El ser humano, en su voracidad por alcanzar poder, aunque sea en una cuota mínima, se esfuerza incesantemente por elevarse a un sitial de dominio, en el que los demás lo distingan como superior, lo admiren, lo reconozcan, lo aplaudan y lo adulen. Los artificios usados para pretender ese logro son variados y numerosos: la injusticia, el precioso dinero, las influencias corruptas que este genera, la política sucia, el servirse de los demás, el sojuzgar a los débiles, el mal uso de la habilidad intelectual, el sacar provecho de circunstancias ‘oportunas’, la depredación -con egoístas propósitos- de la naturaleza y tantos otros que resultaría extenso enumerar.
El poder suele convertirse en un fin, no en un medio para servir a nuestros congéneres, se colma de vanidad y soberbia, desborda menosprecio, acomete inmisericorde contra todo aquello que se atreve a frenar su avidez, que se torna insaciable. Las consecuencias nefastas de este grave desvío humano están latentes, son lastimeras a lo largo de toda la historia y han ocasionado tragedia, sufrimiento y dolor.
Cuando la criatura humana juega a ser Dios, es porque cree haber alcanzado su máxima expresión de poder. En este juego se destapa un gran espectro de demostraciones y actitudes que van desde las simples faenas de la cotidianidad hasta los más complejos entresijos científicos. El calificar como ‘partícula de Dios’ al resultado de una investigación científica, por admirable que parezca, o el pretender convencernos de que es bueno, bajo el manoseado argumento de ‘defender’ los derechos de la mujer, aprobar el martirio y eliminación de un ser inocente que vive en sus entrañas, son simples muestras, entre muchas, de pretender convertirse en Dios, amparándose en enmarañadas sinrazones.
Se atosiga a la sociedad por todos los medios acerca de la libertad, la tolerancia y respeto para quienes piensan y son, de alguna manera, seres diferentes. Pero se demuestra, a las claras, que se condena lo que se predica, satanizando, sin respetar lo que alguna persona o religión opina o preconiza, sin ni siquiera conocer a ciencia cierta, con precisión, lo que se intenta juzgar.
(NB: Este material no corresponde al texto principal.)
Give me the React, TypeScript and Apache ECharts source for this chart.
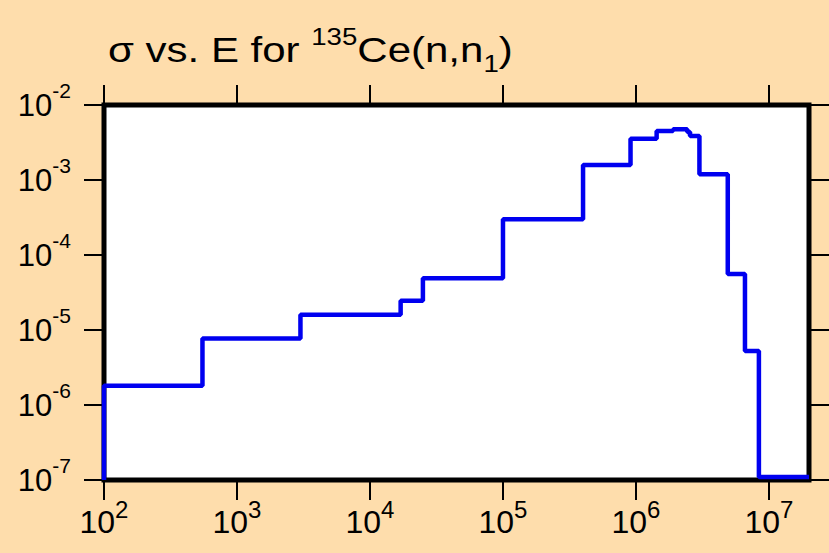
import React, { useEffect, useRef } from "react";
import * as echarts from "echarts";

// Bin edges (eV) and cross-section per bin (b)
const EDGES = [100, 550, 3000, 17000, 25000, 1e5, 4e5, 9.1e5, 1.43e6, 1.9e6, 2.43e6, 2.55e6, 3e6, 4.9e6, 6.6e6, 8.4e6, 2e7];
const VALUES = [1.8e-6, 7.7e-6, 1.6e-5, 2.45e-5, 4.9e-5, 3.0e-4, 1.58e-3, 3.56e-3, 4.5e-3, 4.74e-3, 4.37e-3, 3.86e-3, 1.19e-3, 5.6e-5, 5.25e-6, 1.1e-7];
const START_VALUE = 1e-7;
const X_TICKS = [1e2, 1e3, 1e4, 1e5, 1e6, 1e7];
const Y_TICKS = [1e-7, 1e-6, 1e-5, 1e-4, 1e-3, 1e-2];

const FONT = "'Liberation Sans', Arial, Helvetica, sans-serif";

export default function App() {
  const ref = useRef<HTMLDivElement>(null);
  useEffect(() => {
    document.body.style.margin = "0";
    const chart = echarts.init(ref.current!, null, { renderer: "svg" });
    const pts: [number, number][] = [[EDGES[0], START_VALUE]];
    VALUES.forEach((v, i) => pts.push([EDGES[i], v]));
    pts.push([EDGES[EDGES.length - 1], VALUES[VALUES.length - 1]]);

    const expLabel = (v: number) => `{b|10}{s|${Math.round(Math.log10(v))}}`;
    const tickStyle = { show: true, inside: false, length: 20, lineStyle: { color: "#000", width: 2 } };
    const xCommon = {
      type: "log" as const,
      logBase: 10,
      min: 100,
      max: 2e7,
      splitLine: { show: false },
      axisLine: { show: false },
      minorTick: { show: false },
    };
    const yCommon = {
      type: "log" as const,
      logBase: 10,
      min: 1e-7,
      max: 1e-2,
      splitLine: { show: false },
      axisLine: { show: false },
      minorTick: { show: false },
    };
    chart.setOption({
      animation: false,
      backgroundColor: "#FEDDAC",
      grid: {
        left: 104,
        right: 20,
        top: 105,
        bottom: 73,
        show: true,
        backgroundColor: "#ffffff",
        borderColor: "#000",
        borderWidth: 5,
        containLabel: false,
      },
      graphic: [
        {
          type: "text",
          x: 108,
          y: 25,
          scaleX: 1.2,
          style: {
            x: 0,
            y: 0,
            verticalAlign: "top",
            align: "left",
            text: "{n|σ vs. E for }{sup|135}{n|Ce(n,n}{sub|1}{n|)}",
            fill: "#000",
            rich: {
              n: { fontSize: 35, fontFamily: FONT, fill: "#000", lineHeight: 50, verticalAlign: "middle" },
              sup: { fontSize: 23, fontFamily: FONT, fill: "#000", lineHeight: 14, verticalAlign: "top" },
              sub: { fontSize: 23, fontFamily: FONT, fill: "#000", lineHeight: 29, verticalAlign: "bottom" },
            },
          },
        },
      ],
      xAxis: [
        {
          ...xCommon,
          position: "bottom",
          axisTick: { ...tickStyle, length: 20, customValues: X_TICKS },
          axisLabel: {
            show: true,
            customValues: X_TICKS,
            margin: 17,
            formatter: expLabel,
            rich: {
              b: { fontSize: 32, fontFamily: FONT, color: "#000", lineHeight: 50, verticalAlign: "middle" },
              s: { fontSize: 24, fontFamily: FONT, color: "#000", lineHeight: 22, verticalAlign: "top" },
            },
          },
        },
        {
          ...xCommon,
          position: "top",
          axisTick: { ...tickStyle, length: 20, customValues: X_TICKS },
          axisLabel: { show: false },
        },
      ],
      yAxis: [
        {
          ...yCommon,
          position: "left",
          axisTick: { ...tickStyle, length: 20, customValues: Y_TICKS },
          axisLabel: {
            show: true,
            customValues: Y_TICKS,
            margin: 33,
            formatter: expLabel,
            rich: {
              b: { fontSize: 31, fontFamily: FONT, color: "#000", lineHeight: 50, verticalAlign: "middle" },
              s: { fontSize: 21, fontFamily: FONT, color: "#000", lineHeight: 22, verticalAlign: "top" },
            },
          },
        },
        {
          ...yCommon,
          position: "right",
          axisTick: { ...tickStyle, length: 20, customValues: Y_TICKS },
          axisLabel: { show: false },
        },
      ],
      series: [
        {
          type: "line",
          step: "end",
          data: pts,
          showSymbol: false,
          symbol: "none",
          clip: false,
          lineStyle: { color: "#0000F0", width: 4.5 },
          xAxisIndex: 0,
          yAxisIndex: 0,
          z: 3,
        },
      ],
    });
    return () => chart.dispose();
  }, []);
  return <div ref={ref} style={{ width: 829, height: 553 }} />;
}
Qué satírica la actitud humana -cuya esencia está llamada al bien- cuando confunde, enreda y desorienta, provocando daño y desasosiego, incitando odios y resentimientos, rencores y revanchismos.
Quizá, en buena parte, eso explica por qué estamos huérfanos -aunque también ávidos- de un valor humano trascendente, el más atesorado y difícil de lograr, que es la humildad, raíz y fuente de otros valores que apuntalarían una superior y feliz convivencia para la humanidad entera.